▶ **WRITTEN REQUEST**:
Without including any images, repeat the data exactly.

>> start

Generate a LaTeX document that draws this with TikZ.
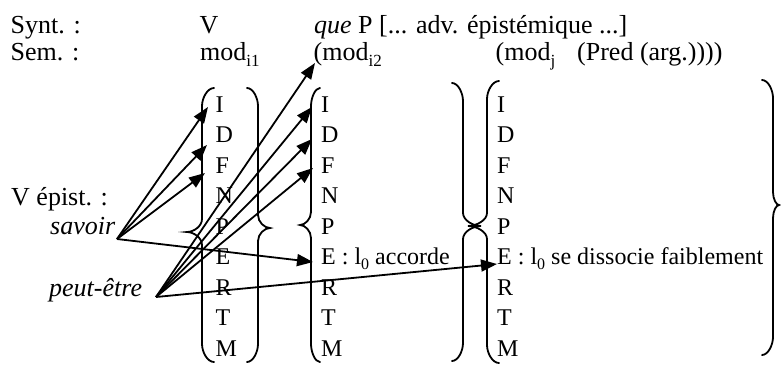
\documentclass[tikz,border=0pt]{standalone}
\usepackage{fontspec}
\setmainfont{Liberation Serif}
\usetikzlibrary{arrows.meta}
\newcommand{\hsub}[1]{\raisebox{-6pt}{\fontsize{17}{17}\selectfont #1}}
\newcommand{\csub}[1]{\raisebox{-4.5pt}{\fontsize{16}{16}\selectfont #1}}
% brace: #1 x of ends, #2 x of vertical, #3 x of tip, #4 y top, #5 y tip, #6 y bottom
\newcommand{\mybrace}[6]{%
  \draw[bracestyle] (#1,#4) .. controls ({#2+0.448*(#1-#2)},#4) and (#2,#4+10) .. (#2,#4+18)
    -- (#2,#5-13)
    .. controls (#2,#5-5.8) and ({#3+0.448*(#2-#3)},#5) .. (#3,#5)
    .. controls ({#3+0.448*(#2-#3)},#5) and (#2,#5+5.8) .. (#2,#5+13)
    -- (#2,#6-18) .. controls (#2,#6-10) and ({#2+0.448*(#1-#2)},#6) .. (#1,#6);}
\begin{document}
\begin{tikzpicture}[x=1pt,y=-1pt,
  hdr/.style={anchor=base west,inner sep=0pt,font=\fontsize{26}{30}\selectfont},
  col/.style={anchor=base west,inner sep=0pt,font=\fontsize{24}{28}\selectfont},
  arr/.style={-{Triangle[length=16pt,width=12pt]},line width=1.8pt},
  bracestyle/.style={line width=1.8pt,line cap=round}]
\useasboundingbox (0,0) rectangle (781,365);

% header rows
\node[hdr] (synt) at (10.5,33) {Synt. :};
\node[hdr] (V) at (199.5,33) {V};
\node[hdr] (que) at (314,33) {\textit{que} P [... adv. épistémique ...]};
\node[hdr] (sem) at (10.5,60) {Sem. :};
\node[hdr] (modi1) at (200,60) {mod\hsub{i1}};
\node[hdr] (modi2) at (313.5,60) {(mod\hsub{i2}};
\node[hdr] (modj) at (495.5,60) {(mod\hsub{j}};
\node[hdr] (pred) at (577,60) {(Pred (arg.))))};

% left labels
\node[hdr] (vep) at (11,205) {V épist. :};
\node[hdr] (savoir) at (50,234) {\textit{savoir}};
\node[hdr] (peut) at (49,296) {\textit{peut-être}};

% columns
\foreach \L/\i in {I/1,D/2,F/3,N/4,P/5,R/7,T/8,M/9}{
  \node[col] (a\L) at (215.5,{112+30.5*(\i-1)}) {\L};
  \node[col] (b\L) at (321,{112+30.5*(\i-1)}) {\L};
  \node[col] (c\L) at (497,{112+30.5*(\i-1)}) {\L};
}
\node[col] (aE) at (215.5,264.5) {E};
\node[col] (bE) at (321,264.5) {E : l\csub{0} accorde};
\node[col] (cE) at (497,264.5) {E : l\csub{0} se dissocie faiblement};

% braces
\mybrace{214}{202}{187}{88}{232}{362}
\mybrace{247}{258}{270}{88}{228}{362}
\mybrace{320}{311}{300}{88}{225}{362}
\mybrace{452}{463}{481}{83}{226}{361}
\mybrace{499}{487}{468}{81}{226}{363}
\mybrace{762}{773}{779}{80}{205}{355}

% arrow sources and targets
\coordinate (sv) at (117,239);
\coordinate (pe) at (156,297);
\coordinate (tI1) at (208,107);
\coordinate (tD1) at (207,145);
\coordinate (tF1) at (205,173);
\coordinate (tE2) at (313,262);
\coordinate (tmod) at (315,63);
\coordinate (tI2) at (312,107);
\coordinate (tD2) at (312,139);
\coordinate (tF2) at (313,168);
\coordinate (tE3) at (497,264);

\draw[arr] (sv) -- (tI1);
\draw[arr] (sv) -- (tD1);
\draw[arr] (sv) -- (tF1);
\draw[arr] (sv) -- (tE2);
\draw[arr] (pe) -- (tmod);
\draw[arr] (pe) -- (tI2);
\draw[arr] (pe) -- (tD2);
\draw[arr] (pe) -- (tF2);
\draw[arr] (pe) -- (tE3);
\end{tikzpicture}
\end{document}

>> end

▶ **RESULT FOR THIS EXERCISE**:
Generate a LaTeX document that draws this with TikZ.
\documentclass[tikz,border=0pt]{standalone}
\usepackage{fontspec}
\setmainfont{Liberation Serif}
\usetikzlibrary{arrows.meta}
\newcommand{\hsub}[1]{\raisebox{-6pt}{\fontsize{17}{17}\selectfont #1}}
\newcommand{\csub}[1]{\raisebox{-4.5pt}{\fontsize{16}{16}\selectfont #1}}
% brace: #1 x of ends, #2 x of vertical, #3 x of tip, #4 y top, #5 y tip, #6 y bottom
\newcommand{\mybrace}[6]{%
  \draw[bracestyle] (#1,#4) .. controls ({#2+0.448*(#1-#2)},#4) and (#2,#4+10) .. (#2,#4+18)
    -- (#2,#5-13)
    .. controls (#2,#5-5.8) and ({#3+0.448*(#2-#3)},#5) .. (#3,#5)
    .. controls ({#3+0.448*(#2-#3)},#5) and (#2,#5+5.8) .. (#2,#5+13)
    -- (#2,#6-18) .. controls (#2,#6-10) and ({#2+0.448*(#1-#2)},#6) .. (#1,#6);}
\begin{document}
\begin{tikzpicture}[x=1pt,y=-1pt,
  hdr/.style={anchor=base west,inner sep=0pt,font=\fontsize{26}{30}\selectfont},
  col/.style={anchor=base west,inner sep=0pt,font=\fontsize{24}{28}\selectfont},
  arr/.style={-{Triangle[length=16pt,width=12pt]},line width=1.8pt},
  bracestyle/.style={line width=1.8pt,line cap=round}]
\useasboundingbox (0,0) rectangle (781,365);

% header rows
\node[hdr] (synt) at (10.5,33) {Synt. :};
\node[hdr] (V) at (199.5,33) {V};
\node[hdr] (que) at (314,33) {\textit{que} P [... adv. épistémique ...]};
\node[hdr] (sem) at (10.5,60) {Sem. :};
\node[hdr] (modi1) at (200,60) {mod\hsub{i1}};
\node[hdr] (modi2) at (313.5,60) {(mod\hsub{i2}};
\node[hdr] (modj) at (495.5,60) {(mod\hsub{j}};
\node[hdr] (pred) at (577,60) {(Pred (arg.))))};

% left labels
\node[hdr] (vep) at (11,205) {V épist. :};
\node[hdr] (savoir) at (50,234) {\textit{savoir}};
\node[hdr] (peut) at (49,296) {\textit{peut-être}};

% columns
\foreach \L/\i in {I/1,D/2,F/3,N/4,P/5,R/7,T/8,M/9}{
  \node[col] (a\L) at (215.5,{112+30.5*(\i-1)}) {\L};
  \node[col] (b\L) at (321,{112+30.5*(\i-1)}) {\L};
  \node[col] (c\L) at (497,{112+30.5*(\i-1)}) {\L};
}
\node[col] (aE) at (215.5,264.5) {E};
\node[col] (bE) at (321,264.5) {E : l\csub{0} accorde};
\node[col] (cE) at (497,264.5) {E : l\csub{0} se dissocie faiblement};

% braces
\mybrace{214}{202}{187}{88}{232}{362}
\mybrace{247}{258}{270}{88}{228}{362}
\mybrace{320}{311}{300}{88}{225}{362}
\mybrace{452}{463}{481}{83}{226}{361}
\mybrace{499}{487}{468}{81}{226}{363}
\mybrace{762}{773}{779}{80}{205}{355}

% arrow sources and targets
\coordinate (sv) at (117,239);
\coordinate (pe) at (156,297);
\coordinate (tI1) at (208,107);
\coordinate (tD1) at (207,145);
\coordinate (tF1) at (205,173);
\coordinate (tE2) at (313,262);
\coordinate (tmod) at (315,63);
\coordinate (tI2) at (312,107);
\coordinate (tD2) at (312,139);
\coordinate (tF2) at (313,168);
\coordinate (tE3) at (497,264);

\draw[arr] (sv) -- (tI1);
\draw[arr] (sv) -- (tD1);
\draw[arr] (sv) -- (tF1);
\draw[arr] (sv) -- (tE2);
\draw[arr] (pe) -- (tmod);
\draw[arr] (pe) -- (tI2);
\draw[arr] (pe) -- (tD2);
\draw[arr] (pe) -- (tF2);
\draw[arr] (pe) -- (tE3);
\end{tikzpicture}
\end{document}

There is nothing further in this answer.